* _Short exercise_
Shown below is a listing with pictures; reproduce exactly, and only, the lines between the ones containing "Generate a component" and "const BLUE = '#0a84ff';", inclusive, leaving the pictures out.

─── Source material ───

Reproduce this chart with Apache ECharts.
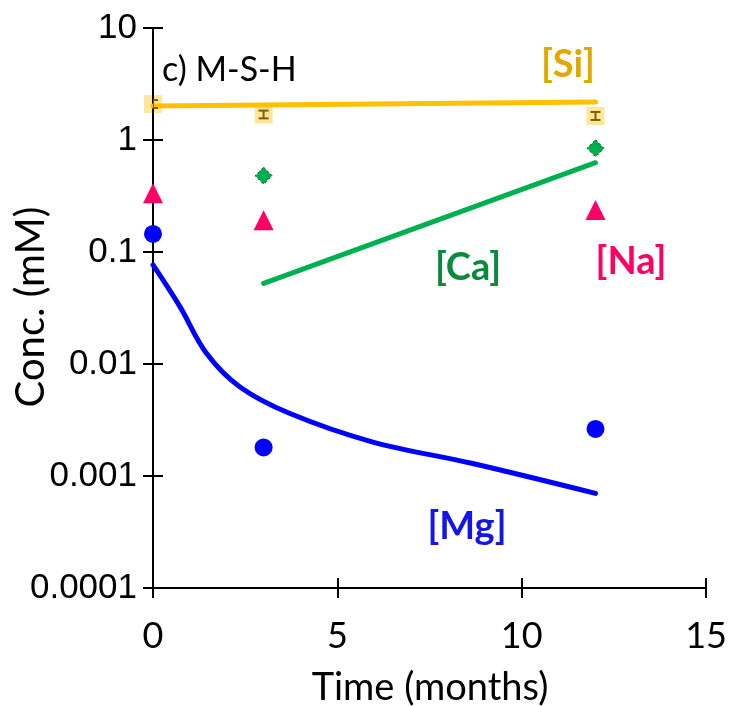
<!DOCTYPE html>
<html>
<head>
<meta charset="utf-8">
<script src="https://cdn.jsdelivr.net/npm/echarts@6/dist/echarts.min.js"></script>
<style>
  html, body { margin: 0; padding: 0; background: #fff; }
  #chart { width: 730px; height: 706px; }
</style>
</head>
<body>
<div id="chart"></div>
<script>
// Time axis (months) and log concentration axis tick labels
const xTicks = [0, 5, 10, 15];
const yTickLabels = ['0.0001', '0.001', '0.01', '0.1', '1', '10'];

// Measured concentrations (mM)
const siTime = [0, 3, 12];
const siConc = [2.09, 1.69, 1.64];
const siLow = [1.93, 1.56, 1.51];
const siHigh = [2.27, 1.83, 1.78];

const caTime = [3, 12];
const caConc = [0.48, 0.843];

const naTime = [0, 3, 12];
const naConc = [0.334, 0.192, 0.237];

const mgTime = [0, 3, 12];
const mgConc = [0.145, 0.0018, 0.00263];

// Modelled concentrations (mM)
const siModelTime = [0, 12];
const siModelConc = [2.01, 2.18];

const caModelTime = [3, 12];
const caModelConc = [0.0525, 0.627];

const mgModelTime = [0, 0.73, 1.45, 2.35, 3.70, 5.94, 8.64, 12];
const mgModelConc = [0.0766, 0.0325, 0.01247, 0.00627, 0.00363, 0.00202, 0.0013, 0.0007];

const pairs = (xs, ys) => xs.map((x, i) => [x, ys[i]]);

const chart = echarts.init(document.getElementById('chart'));

const tickStyle = { color: '#000', width: 2 };
const baseX = {
  type: 'value', min: 0, max: 15, interval: 5,
  axisLine: { show: true, onZero: false, lineStyle: { color: '#000', width: 2 } },
  splitLine: { show: false }
};
const baseY = {
  type: 'log', logBase: 10, min: 0.0001, max: 10,
  axisLine: { show: true, lineStyle: { color: '#000', width: 2 } },
  splitLine: { show: false }
};

chart.setOption({
  animation: false,
  backgroundColor: '#fff',
  grid: { left: 153, right: 21, top: 28, bottom: 118 },
  xAxis: [
    Object.assign({}, baseX, {
      z: 1,
      axisTick: { show: true, inside: false, length: 10, lineStyle: tickStyle },
      axisLabel: {
        color: '#000', fontFamily: 'Lato', fontSize: 36, margin: 30,
        formatter: v => xTicks.includes(v) ? String(v) : ''
      }
    }),
    Object.assign({}, baseX, {
      position: 'bottom',
      axisLine: { show: false },
      axisTick: { show: true, inside: true, length: 10, lineStyle: tickStyle },
      axisLabel: { show: false }
    })
  ],
  yAxis: [
    Object.assign({}, baseY, {
      z: 1,
      axisTick: { show: true, inside: false, length: 10, lineStyle: tickStyle },
      axisLabel: {
        color: '#000', fontFamily: 'Liberation Sans', fontSize: 35, margin: 16,
        formatter: v => yTickLabels[Math.round(Math.log10(v)) + 4] || ''
      }
    }),
    Object.assign({}, baseY, {
      position: 'left',
      axisLine: { show: false },
      axisTick: { show: true, inside: true, length: 10, lineStyle: tickStyle },
      axisLabel: { show: false }
    })
  ],
  series: [
    {
      name: 'Si', type: 'scatter', data: pairs(siTime, siConc),
      symbol: 'rect', symbolSize: 18, itemStyle: { color: '#FFE699', opacity: 1 }, z: 0
    },
    {
      name: 'Si model', type: 'line', data: pairs(siModelTime, siModelConc),
      symbol: 'none', lineStyle: { color: '#FFC000', width: 5, cap: 'round' }, z: 3
    },
    {
      name: 'Si error', type: 'custom', clip: true, z: 4,
      data: siTime.map((t, i) => [t, siLow[i], siHigh[i]]),
      renderItem: function (params, api) {
        const lo = api.coord([api.value(0), api.value(1)]);
        const hi = api.coord([api.value(0), api.value(2)]);
        const w = 5;
        const style = { stroke: '#7F6000', lineWidth: 2, fill: null };
        return {
          type: 'group',
          children: [
            { type: 'line', shape: { x1: lo[0], y1: lo[1], x2: hi[0], y2: hi[1] }, style },
            { type: 'line', shape: { x1: lo[0] - w, y1: lo[1], x2: lo[0] + w, y2: lo[1] }, style },
            { type: 'line', shape: { x1: hi[0] - w, y1: hi[1], x2: hi[0] + w, y2: hi[1] }, style }
          ]
        };
      }
    },
    {
      name: 'Ca model', type: 'line', data: pairs(caModelTime, caModelConc),
      symbol: 'none', lineStyle: { color: '#00B050', width: 5, cap: 'round' }, z: 3
    },
    {
      name: 'Ca', type: 'scatter', data: pairs(caTime, caConc),
      symbol: 'diamond', symbolSize: [17, 17],
      itemStyle: { color: '#00B050', opacity: 1, borderColor: '#1a1a1a', borderWidth: 1, borderType: [2, 3] }, z: 4
    },
    {
      name: 'Na', type: 'scatter', data: pairs(naTime, naConc),
      symbol: 'triangle', symbolSize: [20, 20], itemStyle: { color: '#FF0066', opacity: 1 }, z: 4
    },
    {
      name: 'Mg model', type: 'line', data: pairs(mgModelTime, mgModelConc),
      symbol: 'none', smooth: 0.35, lineStyle: { color: '#0000FF', width: 5, cap: 'round', join: 'round' }, z: 3
    },
    {
      name: 'Mg', type: 'scatter', data: pairs(mgTime, mgConc),
      symbol: 'circle', symbolSize: 18, itemStyle: { color: '#0000FF', opacity: 1 }, z: 4
    }
  ],
  graphic: [
    // axis titles
    { type: 'text', x: 430, y: 688, style: { text: 'Time (months)', fill: '#000', font: '38px Lato', align: 'center', verticalAlign: 'middle' } },
    { type: 'text', x: 31, y: 307, rotation: Math.PI / 2, style: { text: 'Conc. (mM)', fill: '#000', font: '40px Lato', align: 'center', verticalAlign: 'middle' } },
    // panel title and species labels
    { type: 'text', left: 162, top: 53, style: { text: 'c) M-S-H', fill: '#000', font: '34px Lato' } },
    { type: 'text', x: 568, y: 65, style: { text: '[Si]', fill: '#E0A800', font: 'bold 38px Lato', align: 'center', verticalAlign: 'middle' } },
    { type: 'text', x: 468, y: 268, style: { text: '[Ca]', fill: '#098A3C', font: 'bold 38px Lato', align: 'center', verticalAlign: 'middle' } },
    { type: 'text', x: 631, y: 262, style: { text: '[Na]', fill: '#FF0066', font: 'bold 38px Lato', align: 'center', verticalAlign: 'middle' } },
    { type: 'text', x: 467, y: 527, style: { text: '[Mg]', fill: '#1515E8', font: 'bold 38px Lato', align: 'center', verticalAlign: 'middle' } }
  ]
});
</script>
</body>
</html>
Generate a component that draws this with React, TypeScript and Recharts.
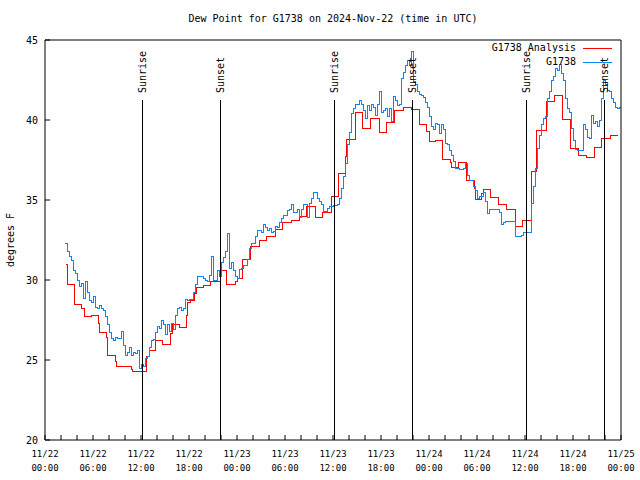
import React from 'react';
import { LineChart, Line, XAxis, YAxis, ReferenceLine, Legend } from 'recharts';

const MONO = '"DejaVu Sans Mono", "Liberation Mono", monospace';
const RED = '#ff0000';
const BLUE = '#0a84ff';

// G1738 station dew point (F), one value every 15 min starting 11/22 02:30 UTC
const obsStart = 2.5;
const obsStep = 0.25;
const obs22am = [
  32.3, 31.8, 31.5, 31.2, 30.6, 30.4, 30.0, 29.6, 29.8, 28.85,
  29.9, 29.2, 28.7, 28.6, 29.0, 28.3, 28.2, 28.4, 28.2, 28.1,
  27.7, 27.2, 26.7, 26.35, 26.2, 26.4, 26.35, 26.35, 26.8, 25.9,
  25.3, 25.5, 25.8, 25.3, 25.5, 25.4, 25.6, 24.5,
];
const obs22pm = [
  24.75, 24.6, 25.1, 25.2, 25.8, 26.2, 26.3, 26.7, 27.1, 27.0,
  27.5, 27.2, 26.6, 27.2, 26.8, 27.3, 26.9, 27.8, 28.25, 28.3,
  28.1, 28.2, 28.8, 28.7, 28.8, 28.8, 29.2, 29.7, 30.2, 30.25,
  30.25, 30.1, 30.0, 29.9, 30.3, 31.5, 30.0, 30.0, 30.6, 30.2,
  31.1, 31.4, 31.8, 32.9, 30.7, 31.1, 30.6, 30.2,
];
const obs23am = [
  30.1, 30.65, 30.73, 30.9, 30.9, 31.3, 31.95, 32.3, 32.3, 32.7,
  33.1, 33.1, 33.0, 33.44, 33.3, 33.1, 33.2, 33.0, 33.05, 33.35,
  33.3, 33.6, 33.85, 34.06, 34.06, 34.35, 34.38, 34.69, 34.2, 34.2,
  34.4, 33.9, 34.4, 34.7, 34.7, 33.9, 34.8, 35.1, 35.45, 35.5,
  35.1, 34.9, 34.7, 34.3, 34.3, 34.45, 34.6, 34.6,
];
const obs23pm = [
  34.65, 34.65, 34.7, 35.1, 35.7, 36.5, 37.3, 38.5, 39.2, 40.4,
  40.7, 41.0, 41.0, 41.2, 41.0, 40.6, 40.1, 40.9, 40.6, 41.0,
  40.8, 40.3, 41.0, 41.77, 40.5, 40.6, 40.7, 40.2, 40.7, 39.9,
  41.5, 41.2, 40.9, 41.0, 42.6, 43.0, 43.4, 43.75, 43.4, 44.3,
  42.4, 42.2, 41.8, 41.6, 41.56, 41.4, 41.1, 40.8,
];
const obs24am = [
  40.2, 39.6, 39.4, 39.8, 39.7, 39.17, 39.7, 39.4, 38.54, 38.44,
  38.1, 37.8, 37.4, 37.0, 37.0, 36.9, 36.9, 37.0, 37.3, 36.56,
  36.2, 36.25, 35.83, 35.6, 35.1, 35.2, 35.2, 35.5, 34.9, 34.17,
  34.4, 34.4, 34.4, 34.4, 34.4, 34.2, 33.44, 33.6, 33.65, 33.65,
  33.65, 33.65, 33.65, 32.7, 32.7, 32.7, 32.8, 32.96,
];
const obs24pm = [
  32.98, 32.98, 32.98, 34.8, 35.83, 37.0, 38.2, 39.06, 39.7, 40.1,
  40.2, 41.35, 41.8, 42.5, 42.7, 43.2, 43.1, 43.5, 42.9, 42.5,
  41.35, 40.7, 40.5, 39.5, 38.75, 38.17, 38.1, 38.1, 38.1, 39.7,
  39.4, 38.9, 38.85, 40.3, 39.8, 39.9, 39.6, 40.0, 41.35, 42.5,
  42.2, 41.875, 41.8, 41.35, 41.1, 40.8, 40.7, 40.8, 40.6,
];

// Analysis: each value holds from its hour until the next listed hour
const analysisHours = [
  2.6, 2.75, 2.83, 3.7, 4.6, 4.9, 5.75, 6.67, 6.8, 7.63,
  7.75, 7.83, 8.75, 8.875, 10.75, 10.92, 12.71, 13.04, 13.75, 14.71,
  15.71, 15.92, 16.79, 17.625, 17.79, 18.125, 18.625, 18.875, 19.79, 20.71,
  21.875, 22.71, 23.75, 24.08, 24.67, 25.625, 26.75, 27.71, 28.75, 29.67,
  30.75, 31.75, 32.71, 33.75, 34.67, 35.83, 36.67, 37.5, 37.71, 38.75,
  39.67, 40.625, 41.75, 42.71, 43.67, 44.79, 45.83, 46.79, 47.71, 48.0,
  48.75, 49.67, 50.625, 50.83, 51.67, 52.71, 53.67, 53.83, 54.58, 54.79,
  55.71, 56.67, 57.71, 58.75, 59.67, 60.83, 61.46, 62.71, 63.67, 64.71,
  65.71, 66.67, 67.71, 68.625, 69.58, 70.625, 71.6,
];
const analysisValues = [
  31.0, 30.6, 29.7, 28.5, 28.2, 27.7, 27.8, 27.3, 26.75, 26.4,
  25.7, 25.3, 24.9, 24.6, 24.4, 24.3, 25.25, 25.6, 26.2, 26.0,
  26.67, 27.25, 27.04, 27.8, 28.6, 28.75, 29.17, 29.54, 29.65, 29.9,
  30.6, 29.75, 29.9, 30.1, 31.3, 32.1, 32.5, 32.7, 33.17, 33.58,
  33.75, 34.0, 34.58, 33.9, 34.2, 35.2, 36.67, 37.7, 38.8, 40.46,
  39.48, 40.1, 39.2, 39.83, 40.58, 40.77, 40.67, 39.7, 39.3, 38.65,
  38.75, 37.54, 37.33, 37.04, 37.33, 36.25, 35.7, 35.04, 35.4, 35.67,
  35.17, 34.69, 34.4, 33.33, 33.75, 36.77, 39.375, 41.15, 41.56, 40.04,
  38.23, 37.8, 37.67, 38.3, 38.85, 39.06, 39.06,
];

const sunHours = [12.15, 21.9, 36.2, 45.9, 60.2, 69.9];
const sunEvents = ['Sunrise', 'Sunset', 'Sunrise', 'Sunset', 'Sunrise', 'Sunset'];
const sunLineTop = 41.25;

const majorTicks = [0, 6, 12, 18, 24, 30, 36, 42, 48, 54, 60, 66, 72];
const tickDates = ['11/22', '11/22', '11/22', '11/22', '11/23', '11/23', '11/23', '11/23', '11/24', '11/24', '11/24', '11/24', '11/25'];
const tickTimes = ['00:00', '06:00', '12:00', '18:00', '00:00', '06:00', '12:00', '18:00', '00:00', '06:00', '12:00', '18:00', '00:00'];
const xTicks = Array.from({ length: 37 }, (_, i) => i * 2);
const yTicks = [20, 25, 30, 35, 40, 45];

const obsData = [...obs22am, ...obs22pm, ...obs23am, ...obs23pm, ...obs24am, ...obs24pm].map((v, i) => ({
  h: obsStart + i * obsStep,
  v,
}));
const analysisData = analysisHours.map((h, i) => ({ h, v: analysisValues[i] }));

const legendItems = [
  { name: 'G1738 Analysis', color: RED },
  { name: 'G1738', color: BLUE },
];

const TimeTick = ({ x, y, payload }: any) => {
  const i = majorTicks.indexOf(payload.value);
  if (i < 0) return <g />;
  return (
    <text x={x} y={y} textAnchor="middle" fontFamily={MONO} fontSize={9} fill="#000">
      <tspan x={x} dy={17}>{tickDates[i]}</tspan>
      <tspan x={x} dy={14}>{tickTimes[i]}</tspan>
    </text>
  );
};

const SunLabel = ({ viewBox, value }: any) => {
  if (!viewBox) return null;
  const x = viewBox.x;
  const y = viewBox.y - 7;
  return (
    <text
      x={x}
      y={y}
      transform={`rotate(-90 ${x} ${y})`}
      textAnchor="start"
      dominantBaseline="central"
      fontFamily={MONO}
      fontSize={10}
      fill="#000"
    >
      {value}
    </text>
  );
};

const YTitle = ({ viewBox }: any) => {
  const x = viewBox.x + 10;
  const y = viewBox.y + viewBox.height / 2;
  return (
    <text x={x} y={y} transform={`rotate(-90 ${x} ${y})`} textAnchor="middle" dominantBaseline="central" fontFamily={MONO} fontSize={10} fill="#000">
      degrees F
    </text>
  );
};

const LegendBox = () => (
  <div style={{ fontFamily: MONO, fontSize: 10, lineHeight: '14px', color: '#000' }}>
    {legendItems.map(item => (
      <div key={item.name} style={{ display: 'flex', justifyContent: 'flex-end', alignItems: 'center' }}>
        <span>{item.name}</span>
        <span style={{ display: 'inline-block', width: 29, height: 1, background: item.color, marginLeft: 7 }} />
      </div>
    ))}
  </div>
);

export default function App() {
  return (
    <div style={{ position: 'absolute', left: 0, top: 0, width: 640, height: 480, background: '#fff' }}>
      <div
        style={{
          position: 'absolute', left: 0, top: 12, width: 666, textAlign: 'center',
          fontFamily: MONO, fontSize: 10, lineHeight: '14px', color: '#000',
        }}
      >
        Dew Point for G1738 on 2024-Nov-22 (time in UTC)
      </div>
      <LineChart width={640} height={480} margin={{ top: 39, right: 18, bottom: 0, left: 0 }}>
        <XAxis
          type="number"
          dataKey="h"
          domain={[0, 72]}
          allowDataOverflow
          ticks={xTicks}
          interval={0}
          height={40}
          tickSize={-5}
          tickMargin={5}
          tick={<TimeTick />}
          stroke="#000"
        />
        <XAxis
          xAxisId="top"
          orientation="top"
          type="number"
          dataKey="h"
          domain={[0, 72]}
          allowDataOverflow
          ticks={xTicks}
          interval={0}
          height={1}
          tickSize={-5}
          tick={false}
          stroke="#000"
        />
        <YAxis
          type="number"
          domain={[20, 45]}
          allowDataOverflow
          ticks={yTicks}
          interval={0}
          width={45}
          tickSize={-5}
          tickMargin={12}
          tick={{ fill: '#000', fontSize: 10, fontFamily: MONO }}
          stroke="#000"
          label={<YTitle />}
        />
        <YAxis
          yAxisId="right"
          orientation="right"
          type="number"
          domain={[20, 45]}
          allowDataOverflow
          ticks={yTicks}
          interval={0}
          width={1}
          tickSize={-5}
          tick={false}
          stroke="#000"
        />
        <Legend
          content={<LegendBox />}
          layout="horizontal"
          verticalAlign="middle"
          align="center"
          wrapperStyle={{ top: 41, left: 400, width: 212 }}
        />
        <Line
          data={analysisData}
          dataKey="v"
          name="G1738 Analysis"
          type="stepAfter"
          stroke={RED}
          strokeWidth={1}
          shapeRendering="crispEdges"
          dot={false}
          isAnimationActive={false}
        />
        <Line
          data={obsData}
          dataKey="v"
          name="G1738"
          xAxisId="top"
          yAxisId="right"
          type="stepAfter"
          stroke={BLUE}
          strokeWidth={1}
          shapeRendering="crispEdges"
          dot={false}
          isAnimationActive={false}
        />
        {sunHours.map((h, i) => (
          <ReferenceLine
            key={h}
            segment={[{ x: h, y: 20 }, { x: h, y: sunLineTop }]}
            stroke="#000"
            strokeWidth={1}
            shapeRendering="crispEdges"
            label={<SunLabel value={sunEvents[i]} />}
          />
        ))}
      </LineChart>
    </div>
  );
}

───

* _The reply_
Generate a component that draws this with React, TypeScript and Recharts.
import React from 'react';
import { LineChart, Line, XAxis, YAxis, ReferenceLine, Legend } from 'recharts';

const MONO = '"DejaVu Sans Mono", "Liberation Mono", monospace';
const RED = '#ff0000';
const BLUE = '#0a84ff';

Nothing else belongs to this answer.